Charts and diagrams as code
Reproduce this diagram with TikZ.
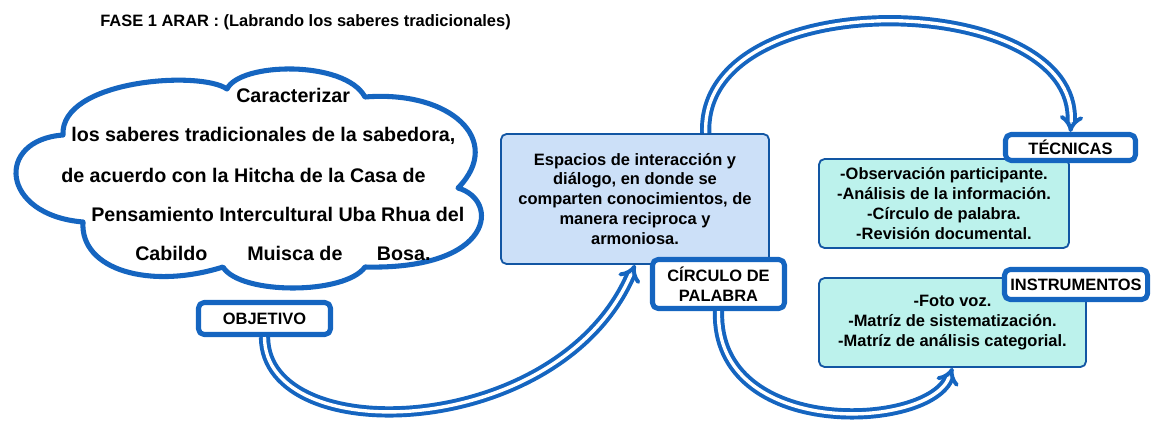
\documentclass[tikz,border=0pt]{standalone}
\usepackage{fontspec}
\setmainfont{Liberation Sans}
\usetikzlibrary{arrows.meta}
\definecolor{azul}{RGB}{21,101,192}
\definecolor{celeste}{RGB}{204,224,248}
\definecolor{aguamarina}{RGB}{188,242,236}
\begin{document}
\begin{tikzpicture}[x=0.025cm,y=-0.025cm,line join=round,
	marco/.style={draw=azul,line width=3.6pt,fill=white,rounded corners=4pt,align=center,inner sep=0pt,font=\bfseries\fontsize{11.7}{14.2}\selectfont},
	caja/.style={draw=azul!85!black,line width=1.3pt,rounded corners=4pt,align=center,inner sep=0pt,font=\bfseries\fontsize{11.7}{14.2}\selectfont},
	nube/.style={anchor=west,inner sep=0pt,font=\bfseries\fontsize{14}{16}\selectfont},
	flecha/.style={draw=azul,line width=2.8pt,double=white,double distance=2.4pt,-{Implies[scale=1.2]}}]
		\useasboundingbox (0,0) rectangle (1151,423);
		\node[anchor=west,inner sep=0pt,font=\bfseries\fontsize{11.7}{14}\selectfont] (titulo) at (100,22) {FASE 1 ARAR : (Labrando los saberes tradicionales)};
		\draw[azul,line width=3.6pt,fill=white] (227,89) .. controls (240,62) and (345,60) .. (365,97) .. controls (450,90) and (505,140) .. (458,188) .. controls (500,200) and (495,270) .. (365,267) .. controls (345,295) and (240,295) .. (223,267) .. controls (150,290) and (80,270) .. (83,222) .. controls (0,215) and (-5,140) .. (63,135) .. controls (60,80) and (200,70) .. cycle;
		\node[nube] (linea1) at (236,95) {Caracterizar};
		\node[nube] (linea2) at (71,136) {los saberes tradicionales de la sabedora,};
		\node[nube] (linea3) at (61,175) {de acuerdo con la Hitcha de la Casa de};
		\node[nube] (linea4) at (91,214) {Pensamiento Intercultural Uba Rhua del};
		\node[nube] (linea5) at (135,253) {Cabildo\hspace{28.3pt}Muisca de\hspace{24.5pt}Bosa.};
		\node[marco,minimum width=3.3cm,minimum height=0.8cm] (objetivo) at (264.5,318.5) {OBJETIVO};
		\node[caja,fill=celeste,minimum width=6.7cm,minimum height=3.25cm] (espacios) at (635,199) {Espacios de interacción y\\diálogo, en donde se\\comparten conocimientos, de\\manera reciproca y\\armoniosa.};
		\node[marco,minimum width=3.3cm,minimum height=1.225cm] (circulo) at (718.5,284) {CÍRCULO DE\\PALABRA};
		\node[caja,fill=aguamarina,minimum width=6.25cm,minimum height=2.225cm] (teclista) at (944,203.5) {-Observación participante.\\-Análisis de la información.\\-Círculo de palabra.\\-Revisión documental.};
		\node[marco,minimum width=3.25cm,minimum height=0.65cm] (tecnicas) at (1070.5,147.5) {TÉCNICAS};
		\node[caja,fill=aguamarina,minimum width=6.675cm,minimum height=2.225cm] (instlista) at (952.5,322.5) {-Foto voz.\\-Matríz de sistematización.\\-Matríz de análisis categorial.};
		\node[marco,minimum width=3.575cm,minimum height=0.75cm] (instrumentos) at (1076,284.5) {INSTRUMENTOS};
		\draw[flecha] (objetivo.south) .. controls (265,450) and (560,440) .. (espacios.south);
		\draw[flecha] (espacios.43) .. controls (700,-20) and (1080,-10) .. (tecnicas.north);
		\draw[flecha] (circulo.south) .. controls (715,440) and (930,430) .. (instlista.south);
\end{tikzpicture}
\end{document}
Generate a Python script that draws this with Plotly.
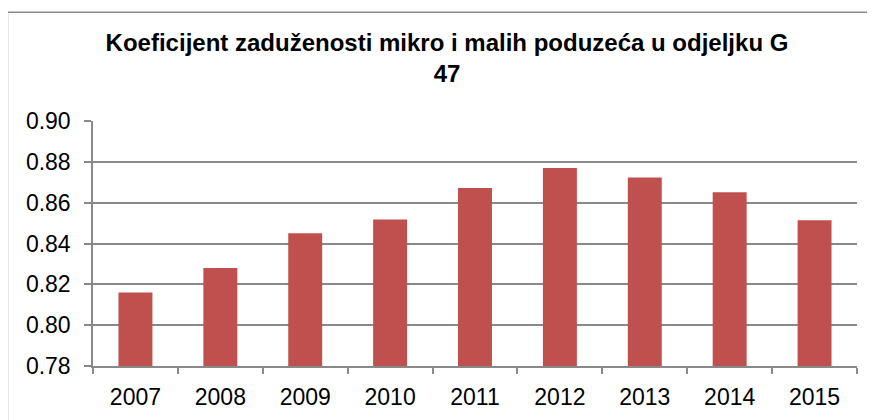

What this task involves - Retype the data above exactly; pictures are not part of the copy.

Task result -
Reproduce this diagram with TikZ.
\documentclass[tikz,border=0pt]{standalone}
\usepackage{fontspec}
\setmainfont{Liberation Sans}
\usetikzlibrary{arrows.meta}
\definecolor{azul}{RGB}{21,101,192}
\definecolor{celeste}{RGB}{204,224,248}
\definecolor{aguamarina}{RGB}{188,242,236}
\begin{document}
\begin{tikzpicture}[x=0.025cm,y=-0.025cm,line join=round,
	marco/.style={draw=azul,line width=3.6pt,fill=white,rounded corners=4pt,align=center,inner sep=0pt,font=\bfseries\fontsize{11.7}{14.2}\selectfont},
	caja/.style={draw=azul!85!black,line width=1.3pt,rounded corners=4pt,align=center,inner sep=0pt,font=\bfseries\fontsize{11.7}{14.2}\selectfont},
	nube/.style={anchor=west,inner sep=0pt,font=\bfseries\fontsize{14}{16}\selectfont},
	flecha/.style={draw=azul,line width=2.8pt,double=white,double distance=2.4pt,-{Implies[scale=1.2]}}]
		\useasboundingbox (0,0) rectangle (1151,423);
		\node[anchor=west,inner sep=0pt,font=\bfseries\fontsize{11.7}{14}\selectfont] (titulo) at (100,22) {FASE 1 ARAR : (Labrando los saberes tradicionales)};
		\draw[azul,line width=3.6pt,fill=white] (227,89) .. controls (240,62) and (345,60) .. (365,97) .. controls (450,90) and (505,140) .. (458,188) .. controls (500,200) and (495,270) .. (365,267) .. controls (345,295) and (240,295) .. (223,267) .. controls (150,290) and (80,270) .. (83,222) .. controls (0,215) and (-5,140) .. (63,135) .. controls (60,80) and (200,70) .. cycle;
		\node[nube] (linea1) at (236,95) {Caracterizar};
		\node[nube] (linea2) at (71,136) {los saberes tradicionales de la sabedora,};
		\node[nube] (linea3) at (61,175) {de acuerdo con la Hitcha de la Casa de};
		\node[nube] (linea4) at (91,214) {Pensamiento Intercultural Uba Rhua del};
		\node[nube] (linea5) at (135,253) {Cabildo\hspace{28.3pt}Muisca de\hspace{24.5pt}Bosa.};
		\node[marco,minimum width=3.3cm,minimum height=0.8cm] (objetivo) at (264.5,318.5) {OBJETIVO};
		\node[caja,fill=celeste,minimum width=6.7cm,minimum height=3.25cm] (espacios) at (635,199) {Espacios de interacción y\\diálogo, en donde se\\comparten conocimientos, de\\manera reciproca y\\armoniosa.};
		\node[marco,minimum width=3.3cm,minimum height=1.225cm] (circulo) at (718.5,284) {CÍRCULO DE\\PALABRA};
		\node[caja,fill=aguamarina,minimum width=6.25cm,minimum height=2.225cm] (teclista) at (944,203.5) {-Observación participante.\\-Análisis de la información.\\-Círculo de palabra.\\-Revisión documental.};
		\node[marco,minimum width=3.25cm,minimum height=0.65cm] (tecnicas) at (1070.5,147.5) {TÉCNICAS};
		\node[caja,fill=aguamarina,minimum width=6.675cm,minimum height=2.225cm] (instlista) at (952.5,322.5) {-Foto voz.\\-Matríz de sistematización.\\-Matríz de análisis categorial.};
		\node[marco,minimum width=3.575cm,minimum height=0.75cm] (instrumentos) at (1076,284.5) {INSTRUMENTOS};
		\draw[flecha] (objetivo.south) .. controls (265,450) and (560,440) .. (espacios.south);
		\draw[flecha] (espacios.43) .. controls (700,-20) and (1080,-10) .. (tecnicas.north);
		\draw[flecha] (circulo.south) .. controls (715,440) and (930,430) .. (instlista.south);
\end{tikzpicture}
\end{document}
Generate a Python script that draws this with Plotly.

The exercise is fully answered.